When I first heard of the choice, I was sorely disappointed and really quite angry. I had been an admirer of Obama’s long before his candidacy, mainly because of his outspoken and eloquent stance against the Iraq War. Knowing many other LGBT people (myself included) who helped vote him into office, I felt somewhat betrayed (as I am sure we all did) with the invitation that Obama offered to Warren.
My first reaction was to invoke the image of a real hero: Bayard Rustin. I think it’s a shame that Rustin, a man who should be one of the most important people in American history, is relegated to the backseat of our memory simply because he was gay.

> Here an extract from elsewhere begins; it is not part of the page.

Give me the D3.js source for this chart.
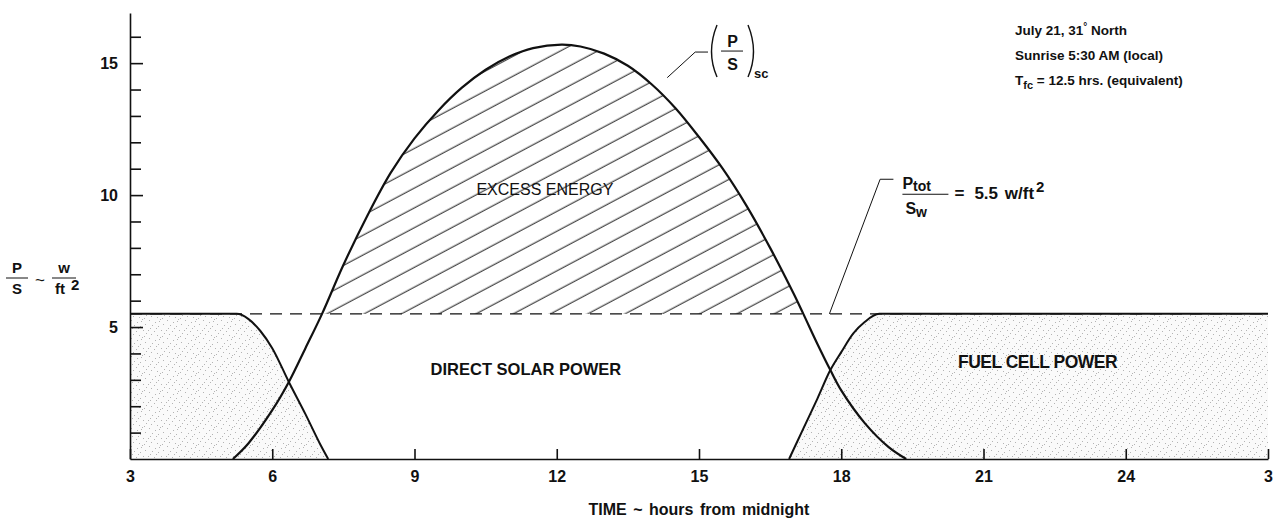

Warren represents the kind of bigotry that keeps America from acknowledging Rustin’s contributions. As Obama is truly indebted to Rustin, I wanted to scream at him that, through Warren, he has turned his back on Rustin’s nonviolent Civil Rights legacy.
Then, I remembered a famous quote by Rustin: “When I say I love [Senator James] Eastland, it sounds preposterous—a man who brutalizes people. But ‘you’ love him, or you wouldn’t be here. You’re going to Mississippi to create social change—and you love Eastland in your desire to create conditions that will redeem his children. Loving your enemy is manifest in putting your arms not around the man but around the social situation, to take power from those who misuse it—at which point they can become human, too.”
When I reviewed this statement in my head, I came to the conclusion that maybe Obama is doing exactly what Rustin would have.